Installée il y a une trentaine d’années, l’infrastructure a été informatisée il y a trois ans. Ce qui offre de nouvelles possibilités aux huit coordinateurs qui se relaient pour la piloter. Désormais, ils peuvent, par exemple, modifier le sens des tapis pour faire passer les valises par un autre chemin. Des chemins que Dimitri, qui travaille depuis dix ans à l’aéroport, connaît par cœur. Ce qui est rarement le cas des passagers, à l’entendre. «Ils ne se rendent pas compte de tout ce qu’il se passe.

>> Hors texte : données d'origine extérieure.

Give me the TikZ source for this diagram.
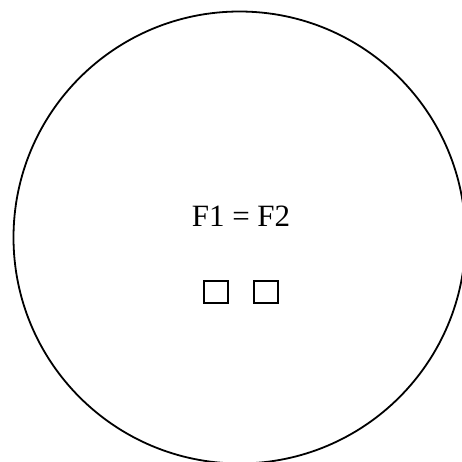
\documentclass[tikz,border=0pt]{standalone}
\usepackage{fontspec}
\setmainfont{Liberation Serif}
\begin{document}
\begin{tikzpicture}[x=1pt,y=-1pt,
  ring/.style={draw=black,line width=1.8pt},
  boxglyph/.style={draw=black,line width=1.6pt,minimum width=24pt,minimum height=22pt,inner sep=0pt}]
\useasboundingbox (0,0) rectangle (462,461);
\draw[ring] (239.5,237.5) circle[radius=226];
\node[font=\fontsize{31}{36}\selectfont] (eq) at (241,216) {F1 = F2};
\node[boxglyph] (b1) at (216,292) {};
\node[boxglyph] (b2) at (266,292) {};
\end{tikzpicture}
\end{document}
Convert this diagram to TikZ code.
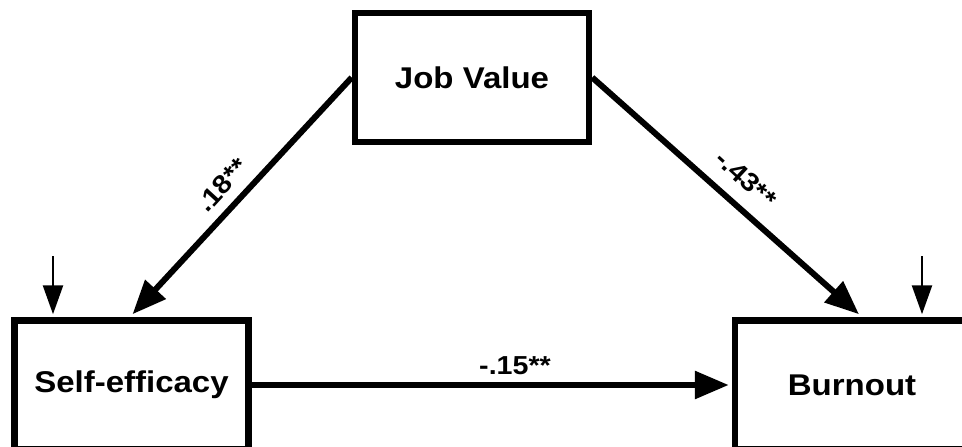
\documentclass[tikz,border=0pt]{standalone}
\usepackage{fontspec}
\usepackage{graphicx}
\setmainfont{Liberation Sans}
\usetikzlibrary{arrows.meta,calc}
\newcommand{\wider}[1]{\scalebox{1.1}[1]{#1}}
\begin{document}
\begin{tikzpicture}[x=1pt,y=-1pt,
  box/.style={draw=black,line width=6.5pt,fill=white,minimum width=234pt,minimum height=129pt,
    inner sep=0pt,font=\fontsize{30}{36}\selectfont\bfseries},
  bigarrow/.style={line width=6pt,-{Triangle[length=34pt,width=27pt]}},
  smallarrow/.style={line width=2.5pt,-{Triangle[length=29pt,width=20pt]}},
  lbl/.style={font=\fontsize{26}{30}\selectfont\bfseries,inner sep=0pt}]
\clip (0,0) rectangle (962,447);
\fill[white] (0,0) rectangle (962,447);
\node[box] (jv) at (472,77.5) {\wider{Job Value}};
\node[box] (se) at (131.5,385) {\wider{Self-efficacy}};
\node[box] (bo) at (852,385) {\wider{Burnout}};
\coordinate (e1) at (53,256);
\coordinate (e2) at (922,256);
\draw[bigarrow] (jv.west) -- ($(se.north)+(1,-3)$);
\draw[bigarrow] (jv.east) -- ($(bo.north)+(7,-3)$);
\draw[bigarrow] (se.east) -- ($(bo.west)+(-3,0)$);
\draw[smallarrow] (e1) -- ($(e1|-se.north)+(0,-3)$);
\draw[smallarrow] (e2) -- ($(e2|-bo.north)+(0,-3)$);
\node[lbl,rotate=47.5] (l1) at (222,185) {\wider{.18**}};
\node[lbl,rotate=-42.8] (l2) at (746,179) {\wider{-.43**}};
\node[lbl] (l3) at (515,366) {\wider{-.15**}};
\end{tikzpicture}
\end{document}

Sinon, ils arrêteraient de coller des étiquettes « fragile ». Un système de tri, cela reste des machines qui ne vont pas dorloter les bagages.» À côté de lui, sa collègue Ana Medeiro abonde. «Avant, je travaillais aux guichets d’enregistrement: les gens ne savent pas du tout ce qu’il se passe une fois que leur valise part. En revanche, ils ont vraiment cette peur de ne pas la récupérer à l’arrivée», raconte celle qui a commencé, début juin, en tant que coordinatrice, devenant ainsi la première femme à occuper ce poste. «C’est un nouveau défi pour moi. On nous oublie un peu, mais c’est un travail où on doit prendre beaucoup de décisions importantes», affirme la trentenaire. En effet, en cas de panne du système, la situation peut très vite devenir problématique. Il y a deux ans, un court-circuit avait engendré une journée de crise à Cointrin, même les pompiers avaient été réquisitionnés pour aider les centaines d’opérateurs habituels à transporter les valises. «On a pour habitude de dire que, si le tri va, tout va. Car, si les bagages ne sont pas là, l’avion devra partir sans ou alors en retard. Et, avec la rotation des appareils, ce retard va se répercuter sur toute la journée», souligne Sara Branco, en pénétrant dans la cabine de pilotage. Experte «flux bagages» au sein de l’aéroport, elle rappelle qu’une nouvelle installation est attendue pour 2022. Une perspective qui séduit déjà Dimitri. «Aujourd’hui, nous avons une chenille, bientôt ce sera un papillon. Cela me plaît de plus en plus.»